A quick summation: Ohanami is aimed at 2-to-4 players, with a gameplay duration of around 20-minutes across three rounds. The aim is for players to grow up to three gardens with a combination of numbered cards featuring water, greenery, rocks, and flowers. In each round, the scores are slightly different. The only rule is your garden can only grow in numerical order, with cards added at the top or bottom (never from the side). It looks like a simple and elegant game, however, it holds plenty of potential for strategy and forward-thinking.

There are a few elements to this game that nurture our inspiration for gardening. The most obvious is the gorgeous yet minimal artwork. Each of the elements slowly progresses as the numbers grow. For example, card “31” features a branch of cherry blossom at the beginning of its growth, while card “97” shows an entire tree in full bloom. It is a lovely depiction of the gradual changes you can see in any garden, given time and effort.

Ohanami
Photo by EG Mum

I also love how you need diversity in the garden to gain the best scores. It would be easy to focus on the highest-scoring cards, but they only count in the final of three rounds. Instead, players are encouraged to consider all elements over the whole game—a common feature with any gardener.

Ohanami is a sweet compact game and easy enough to carry out to the garden for a quick game. It has quickly become a firm favorite in our family, especially with our littlest gardener (7 years old).

Watch: The Martian

Gardening is not always bliss and serenity. More often than not, gardening is hard work. However, it is hard work with a purpose. My young daughter, EG Zaltu, befriended a local lady thanks to their mutual love for gardens. We later found out she recently retired from her work as a garden curator in the Sydney Botanic Gardens. She was thrilled to see young children interested in the garden but was adamant we should not hide young Zaltu from the hard work.

“Children need to know there is work involved. Plants don’t just appear out of nowhere. We don’t grow them. We have to help them to grow. Sometimes it works out, sometimes it doesn’t. But we still need to work at it.”

The Martian, starring Matt Damon as the main character Mark Watney, is a great example of this. It’s not exactly age-appropriate for 7-year-old Zaltu, but I look forward to sharing it with her in the future (read the 2015 GeekDad review here). Zaltu is thinking about being a “space farmer.” She loves gardening (particularly farming) and is often talking about how plants grow in space, what plants we think are important for space colonies, what new skills we need to learn, what kinds of plants could grow on other planets.

In the movie, The Martian, Watney was initially on the mission to investigate these same questions. However, when a disaster occurs, Watney is forced to reassess how we farm in the most uninviting situations. It is hard work, but it has a purpose. (Survival is always a good purpose.) Throughout the movie, Watney is constantly showing he is first-and-foremost a gardener. A scientist. A farmer. It’s simply the location that is a little different.

The Martian in the Garden
The Martian (2015) 20th Century Fox

If ever you are feeling despondent about your garden’s lack of performance (or even your lack of garden), load up The Martian and know that Matt Damon understands how you feel. The movie is based on the book written by Andy Weir but I have another suggestion for “Read”…

Read: The Curious Garden

One of the kids told me they were reading The Curious Garden at school. I had never heard of the book so, of course, I had to read it myself. I am so glad I did.
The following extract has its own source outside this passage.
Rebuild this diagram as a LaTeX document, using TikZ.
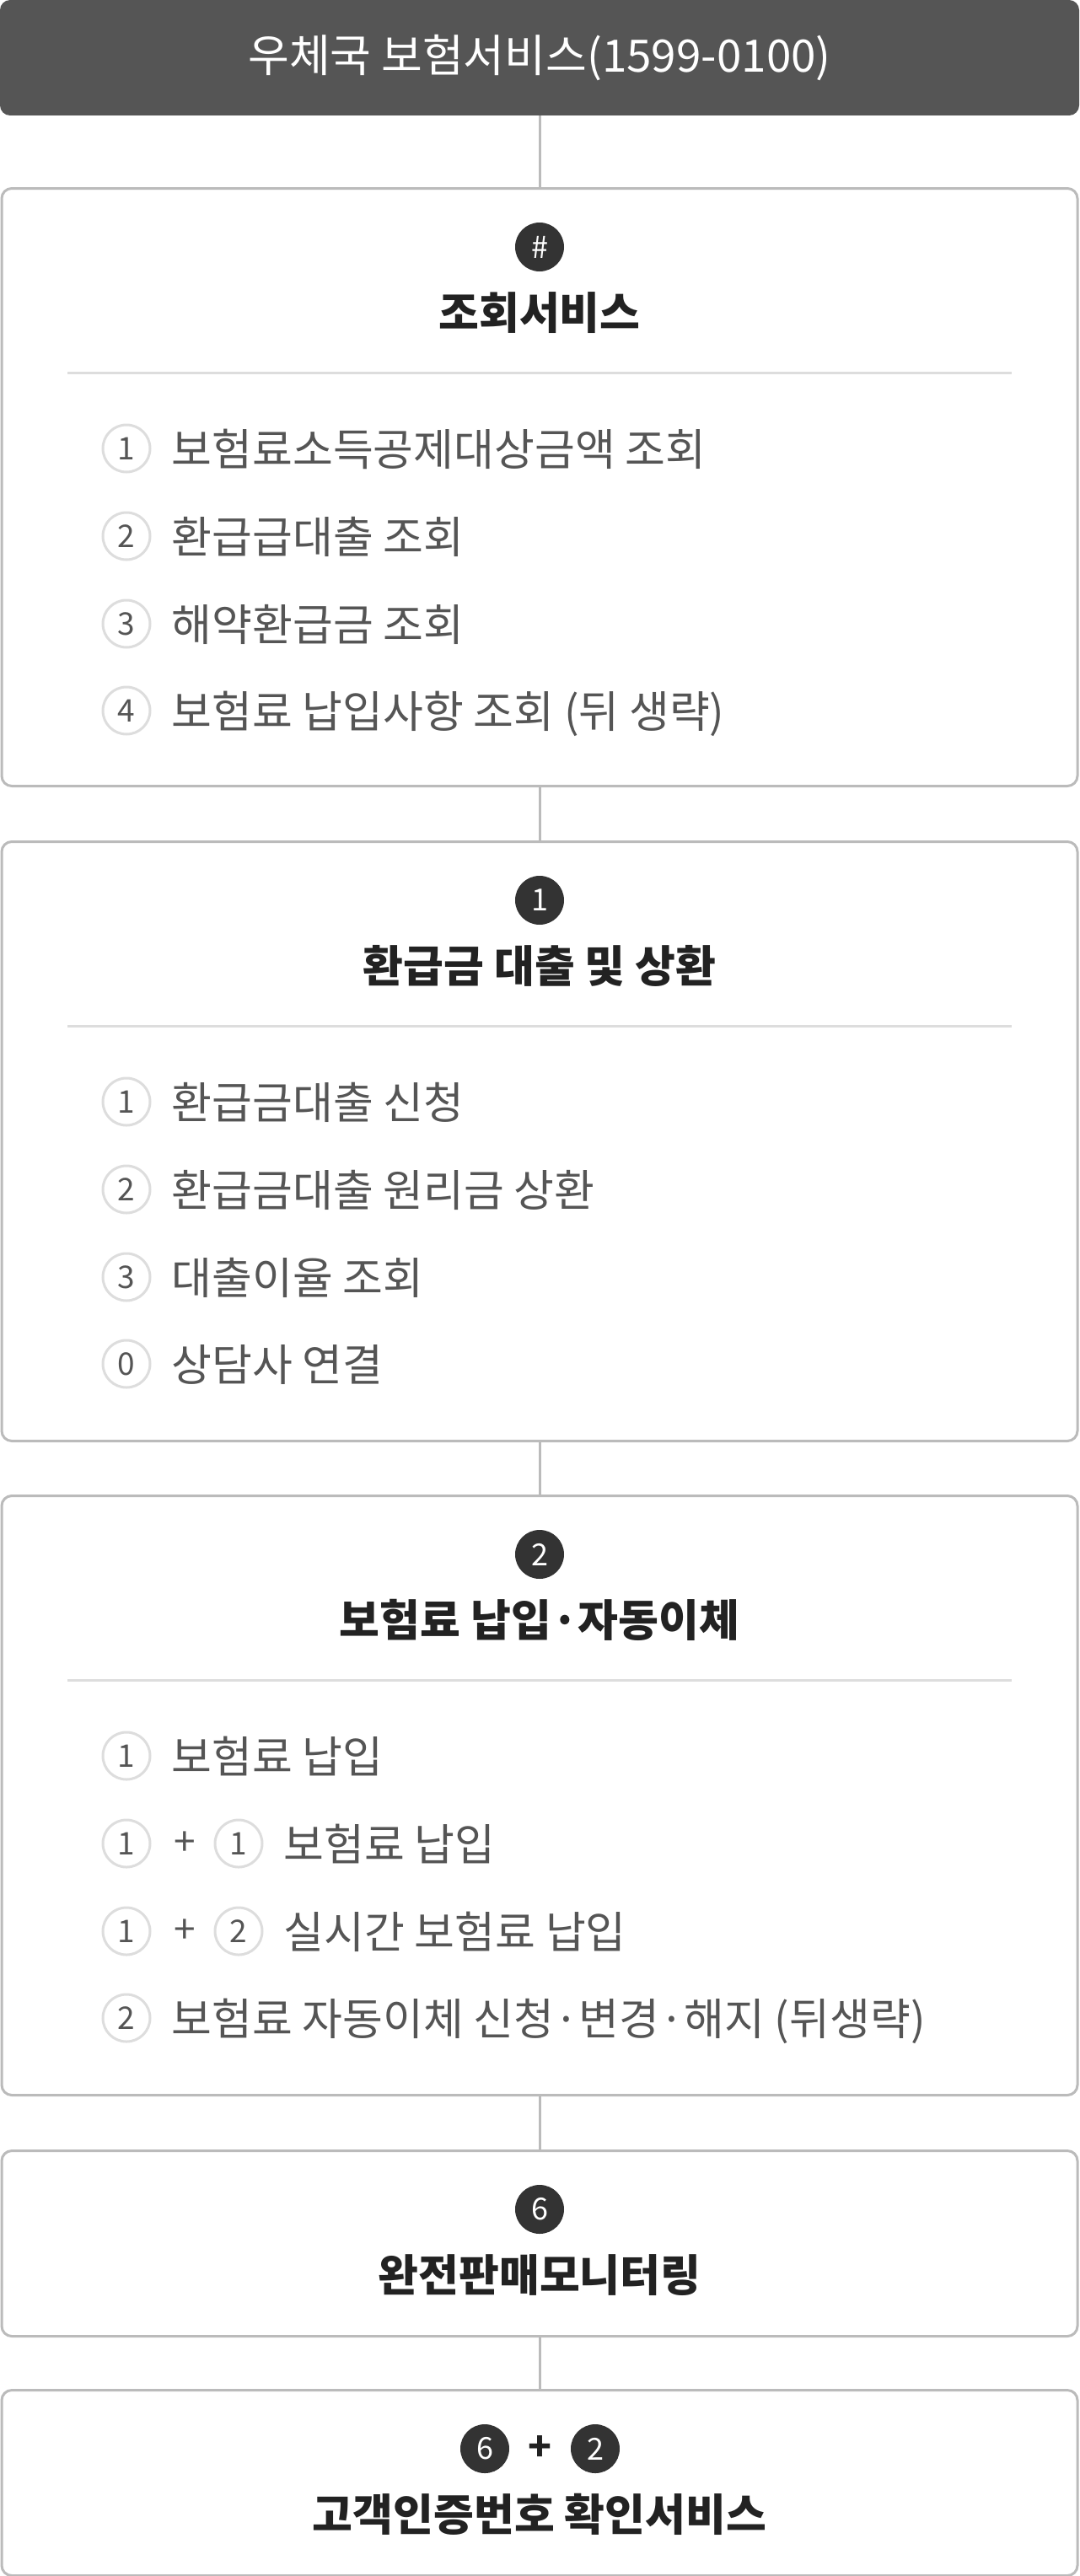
\documentclass[tikz,border=0pt]{standalone}
\usepackage{fontspec}
\setmainfont{Noto Sans CJK KR}
\usepackage{xcolor}
\usepackage{tikz}
\usetikzlibrary{positioning}
\definecolor{headgray}{HTML}{555555}
\definecolor{linegray}{HTML}{BBBBBB}
\definecolor{sepgray}{HTML}{DDDDDD}
\definecolor{txtgray}{HTML}{555555}
\definecolor{darkdot}{HTML}{333333}
\definecolor{titleblack}{HTML}{222222}
\newcommand{\fsz}[1]{\fontsize{#1}{#1}\selectfont}

\begin{document}
\begin{tikzpicture}[x=1pt,y=-1pt,
	head/.style={rectangle,rounded corners=12pt,fill=headgray,minimum width=1280pt,minimum height=137pt,inner sep=0pt,text=white,font=\fsz{53pt}},
	box/.style={rectangle,rounded corners=12pt,draw=linegray,line width=3pt,fill=white,minimum width=1276pt,inner sep=0pt},
	conn/.style={draw=linegray,line width=3pt},
	sep/.style={draw=sepgray,line width=3pt},
	badge/.style={circle,fill=darkdot,minimum size=58pt,inner sep=0pt,text=white,font=\fsz{36pt}},
	ring/.style={circle,draw=sepgray,line width=3pt,minimum size=56pt,inner sep=0pt,text=txtgray,font=\fsz{37pt}},
	boxtitle/.style={inner sep=0pt,text=titleblack,font=\fsz{52pt}\bfseries,text height=44pt,text depth=4pt},
	item/.style={inner sep=0pt,anchor=west,text=txtgray,font=\fsz{52pt},text height=44pt,text depth=4pt},
	plustxt/.style={inner sep=0pt,text=txtgray,font=\fsz{46pt}}]
	\useasboundingbox (0,0) rectangle (1280,3056);
	% header
	\node[head] (head) at (640,68.5) {우체국 보험서비스(1599-0100)};
	% boxes
	\node[box,minimum height=709pt,anchor=north] (box1) at (640,222) {};
	\node[box,minimum height=711pt,anchor=north] (box2) at (640,997) {};
	\node[box,minimum height=711pt,anchor=north] (box3) at (640,1773) {};
	\node[box,minimum height=220pt,anchor=north] (box4) at (640,2550) {};
	\node[box,minimum height=220pt,anchor=north] (box5) at (640,2834) {};
	% connectors between boxes
	\draw[conn] (head.south) -- (box1.north);
	\draw[conn] (box1.south) -- (box2.north);
	\draw[conn] (box2.south) -- (box3.north);
	\draw[conn] (box3.south) -- (box4.north);
	\draw[conn] (box4.south) -- (box5.north);
	% box 1: lookup services
	\begin{scope}[shift={(0,222)}]
	\node[badge] (b1) at (640,71) {\#};
	\node[boxtitle] (t1) at (640,148) {조회서비스};
	\draw[sep] (80,220) -- (1200,220);
	\node[ring] (n11) at (150,310) {1};
	\node[item,right=24pt of n11] (i11) {보험료소득공제대상금액 조회};
	\node[ring] (n12) at (150,414) {2};
	\node[item,right=24pt of n12] (i12) {환급급대출 조회};
	\node[ring] (n13) at (150,518) {3};
	\node[item,right=24pt of n13] (i13) {해약환급금 조회};
	\node[ring] (n14) at (150,621) {4};
	\node[item,right=24pt of n14] (i14) {보험료 납입사항 조회 (뒤 생략)};
	\end{scope}
	% box 2: loans
	\begin{scope}[shift={(0,997)}]
	\node[badge] (b2) at (640,71) {1};
	\node[boxtitle] (t2) at (640,148) {환급금 대출 및 상환};
	\draw[sep] (80,220) -- (1200,220);
	\node[ring] (n21) at (150,310) {1};
	\node[item,right=24pt of n21] (i21) {환급금대출 신청};
	\node[ring] (n22) at (150,414) {2};
	\node[item,right=24pt of n22] (i22) {환급금대출 원리금 상환};
	\node[ring] (n23) at (150,518) {3};
	\node[item,right=24pt of n23] (i23) {대출이율 조회};
	\node[ring] (n24) at (150,621) {0};
	\node[item,right=24pt of n24] (i24) {상담사 연결};
	\end{scope}
	% box 3: payment
	\begin{scope}[shift={(0,1773)}]
	\node[badge] (b3) at (640,71) {2};
	\node[boxtitle] (t3) at (640,148) {보험료 납입·자동이체};
	\draw[sep] (80,220) -- (1200,220);
	\node[ring] (n31) at (150,310) {1};
	\node[item,right=24pt of n31] (i31) {보험료 납입};
	\node[ring] (n32a) at (150,414) {1};
	\node[plustxt] (p32) at (219,414) {+};
	\node[ring] (n32b) at (283,414) {1};
	\node[item,right=24pt of n32b] (i32) {보험료 납입};
	\node[ring] (n33a) at (150,518) {1};
	\node[plustxt] (p33) at (219,518) {+};
	\node[ring] (n33b) at (283,518) {2};
	\node[item,right=24pt of n33b] (i33) {실시간 보험료 납입};
	\node[ring] (n34) at (150,621) {2};
	\node[item,right=24pt of n34] (i34) {보험료 자동이체 신청·변경·해지 (뒤생략)};
	\end{scope}
	% box 4: monitoring
	\begin{scope}[shift={(0,2550)}]
	\node[badge] (b4) at (640,71) {6};
	\node[boxtitle] (t4) at (640,148) {완전판매모니터링};
	\end{scope}
	% box 5: customer code
	\begin{scope}[shift={(0,2834)}]
	\node[badge] (b5a) at (575,71) {6};
	\node[plustxt,text=titleblack,font=\fsz{46pt}\bfseries] (p5) at (640,71) {+};
	\node[badge] (b5b) at (706,71) {2};
	\node[boxtitle] (t5) at (640,148) {고객인증번호 확인서비스};
	\end{scope}
\end{tikzpicture}
\end{document}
The Curious Garden, written by Peter Brown, is not a new book but it is evergreen in its message. We already know how important gardening is. We know how beneficial it can be for our physical and mental health. So how do we take some responsibility and act on it? We start small and encourage others to join in the growth. The main character of the book, Liam, discovers a garden and encourages it to grow, spreading around the city. Eventually, people begin to notice and come to help with the garden. It starts with a seed of curiosity and grows into a garden of responsibility and community. The story alone is beautiful, but Brown has also illustrated the book with pictures filled with complexity and vibrancy and tiny little nuances that add to the storytelling. It is stunning!

Book Cover: The Curious Garden by Peter Brown
Book Cover: The Curious Garden by Peter Brown

The thing I like most about gardening is how it can start with something so small and then fill with such potential. Even if you feel trapped indoors and disconnected from nature, you can still find a small seed of inspiration waiting to bloom.

It can start with a piece of paper. It can grow with a card game. There will be failures and hurdles to test you. You may feel like you are living in an alien environment. And then it can spark your curiosity all over again, encouraging you to give it one more try (and bring a friend). There is always something to make/play/watch/read in the garden.